On Dec. 3, a jury in West Virginia found former Massey Energy CEO Don Blankenship guilty of violating federal coal mine safety laws related to a 2010 blast at the Upper Big Branch coal mine that killed 29 miners.
Blankenship, now 65 years old, retired from Massey Energy, then Central Appalachia’s largest coal producer, in late 2010. Massey was then taken over in June 2011 by Alpha Natural Resources. Federal prosecutors had accused his company of running a mine safety program that put corporate profits ahead of safety. Blankenship had denied the charges, saying Massey ran a good safety program.
The trial of Blankenship at the U.S. District Court for the Southern District of West Virginia had gone on for weeks, and the jury took a long time to reach its verdict. While Blankenship was found guilty of violating safety laws, he was acquitted on charges of making false statements to federal officials and securities fraud (Massey Energy was a publicly-traded company at the time). His lawyers have said they will appeal the verdict.
The U.S. Attorney for that region, Booth Goodwin, said the jury found Blankenship guilty on a federal charge of conspiracy to willfully violate mine health and safety standards. “This is a landmark day for the safety of coal miners, and not just coal miners, but all working men and women,” statedGoodwin. “The jury’s verdict sends a clear and powerful message: It doesn’t matter who you are, how rich you are, or how powerful you are – if you gamble with the safety of the people who work for you, you will be held accountable.”

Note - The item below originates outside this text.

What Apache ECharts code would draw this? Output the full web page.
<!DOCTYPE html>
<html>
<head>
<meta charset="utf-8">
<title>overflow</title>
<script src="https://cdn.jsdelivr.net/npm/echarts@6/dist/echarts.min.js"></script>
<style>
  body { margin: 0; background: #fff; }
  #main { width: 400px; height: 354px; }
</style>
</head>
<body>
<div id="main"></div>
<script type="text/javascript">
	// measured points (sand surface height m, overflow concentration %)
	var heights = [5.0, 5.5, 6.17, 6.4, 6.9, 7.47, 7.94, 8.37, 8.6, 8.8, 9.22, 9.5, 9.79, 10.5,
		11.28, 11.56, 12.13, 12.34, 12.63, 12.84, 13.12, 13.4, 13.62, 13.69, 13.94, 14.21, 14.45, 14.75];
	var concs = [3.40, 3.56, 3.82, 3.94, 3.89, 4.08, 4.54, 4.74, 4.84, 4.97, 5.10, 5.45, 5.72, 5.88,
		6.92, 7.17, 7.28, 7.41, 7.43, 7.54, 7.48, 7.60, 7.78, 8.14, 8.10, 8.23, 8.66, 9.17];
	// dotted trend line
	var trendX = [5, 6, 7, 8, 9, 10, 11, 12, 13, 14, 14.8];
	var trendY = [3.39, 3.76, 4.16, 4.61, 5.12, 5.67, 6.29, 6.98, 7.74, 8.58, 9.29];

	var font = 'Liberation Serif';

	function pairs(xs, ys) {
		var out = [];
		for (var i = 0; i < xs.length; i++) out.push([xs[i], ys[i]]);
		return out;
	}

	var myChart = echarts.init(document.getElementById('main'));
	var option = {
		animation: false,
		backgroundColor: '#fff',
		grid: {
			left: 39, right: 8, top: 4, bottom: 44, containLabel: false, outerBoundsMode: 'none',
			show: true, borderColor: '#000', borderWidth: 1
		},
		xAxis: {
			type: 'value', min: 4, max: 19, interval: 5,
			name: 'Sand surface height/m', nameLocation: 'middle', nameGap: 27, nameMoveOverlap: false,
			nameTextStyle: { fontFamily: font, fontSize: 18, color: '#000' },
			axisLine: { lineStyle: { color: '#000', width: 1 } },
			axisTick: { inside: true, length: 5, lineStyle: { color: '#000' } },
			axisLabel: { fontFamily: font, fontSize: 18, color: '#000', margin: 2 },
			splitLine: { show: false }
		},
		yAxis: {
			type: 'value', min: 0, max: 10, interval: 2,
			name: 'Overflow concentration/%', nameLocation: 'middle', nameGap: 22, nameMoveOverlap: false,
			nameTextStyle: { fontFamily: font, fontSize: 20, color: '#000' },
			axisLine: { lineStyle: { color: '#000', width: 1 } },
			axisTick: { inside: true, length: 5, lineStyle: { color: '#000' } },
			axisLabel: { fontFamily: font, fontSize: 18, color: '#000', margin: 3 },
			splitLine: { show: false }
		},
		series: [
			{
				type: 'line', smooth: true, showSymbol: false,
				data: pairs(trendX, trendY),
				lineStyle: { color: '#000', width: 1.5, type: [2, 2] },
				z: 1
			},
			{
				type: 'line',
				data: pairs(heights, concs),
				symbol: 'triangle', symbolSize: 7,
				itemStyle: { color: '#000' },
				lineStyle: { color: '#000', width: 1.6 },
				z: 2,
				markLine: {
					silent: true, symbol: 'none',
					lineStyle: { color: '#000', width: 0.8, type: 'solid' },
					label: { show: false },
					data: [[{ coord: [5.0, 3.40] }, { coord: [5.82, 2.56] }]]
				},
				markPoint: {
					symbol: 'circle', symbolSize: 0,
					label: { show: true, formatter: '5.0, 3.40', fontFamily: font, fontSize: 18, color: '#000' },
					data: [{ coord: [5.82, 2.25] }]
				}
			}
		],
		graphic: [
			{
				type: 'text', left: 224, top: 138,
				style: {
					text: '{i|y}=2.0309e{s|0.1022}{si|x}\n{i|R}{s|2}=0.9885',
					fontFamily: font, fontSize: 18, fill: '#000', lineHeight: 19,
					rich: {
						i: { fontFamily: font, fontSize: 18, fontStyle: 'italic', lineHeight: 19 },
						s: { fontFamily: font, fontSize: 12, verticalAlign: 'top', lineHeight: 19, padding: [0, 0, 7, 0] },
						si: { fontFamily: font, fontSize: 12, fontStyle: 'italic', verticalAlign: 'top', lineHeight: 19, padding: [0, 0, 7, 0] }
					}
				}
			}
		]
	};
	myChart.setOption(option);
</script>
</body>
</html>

Over the course of the trial the jury heard evidence from 27 witnesses. Many of these witnesses were coal miners who worked at the Upper Big Branch (UBB) mine prior to the 2010 explosion, and they testified in detail from their firsthand knowledge of the unsafe working conditions at UBB, violations of U.S. Mine Safety and Health Administration (MSHA) regulations, and organized efforts to obstruct and interfere with MSHA inspectors, Goodwin said. The jury heard from Bill Ross, former Manager of Technical Services at Massey, who testified that he warned Blankenship about the company’s practice of violations, and told the defendant prior to the UBB explosion that Massey’s standard tactic of ignoring or defrauding MSHA could not be sustained without the possibility of a serious accident that could have fatalities, said Goodwin.
Said Goodwin: “This is the first time that I am aware of that the chief executive officer of a major corporation has been convicted of a workplace safety crime. It is my hope that this case will make a difference throughout this country, and make the places where working men and women spend their days a little bit safer.”
Blankenship faces up to one year in federal prison, and a fine of up to twice the gain or loss that resulted from his conduct, when he is sentenced on March 23, 2016, in federal court in Charleston, W.Va.
Blankenship’s conviction is the fifth criminal conviction credited to this investigation. In addition to the convictions of individuals, the results of the investigation also include a resolution of over $200 million with Alpha Natural Resources after it acquired Massey. This agreement established a foundation dedicated to mine safety and health research, the first of its kind, and set aside nearly $50 million in funding for the foundation.
Mary Anne Hitt, Director of Sierra Club’s Beyond Coal Campaign, said in a Dec. 3 statement about the jury verdict: “For decades, Don Blankenship has gambled with the lives of his employees and neighbors all in pursuit of maximum profits. Today justice finally caught up with him. We hope this serves as a strong deterrent to all the other fossil fuel executives who have similar moral and legal obligations to protect their workers and the communities in which they operate.”
The Sierra Club wasn’t so much directly involved in safety issues, but it had worked for years with environmental groups like the Ohio Valley Enviromental Coalition to battle Massey Energy in federal court over mine pollution issues, particularly as it relates to the Clean Water Act.
(Editor’s note: This story was updated through the day on Dec. 3 to account for new information.)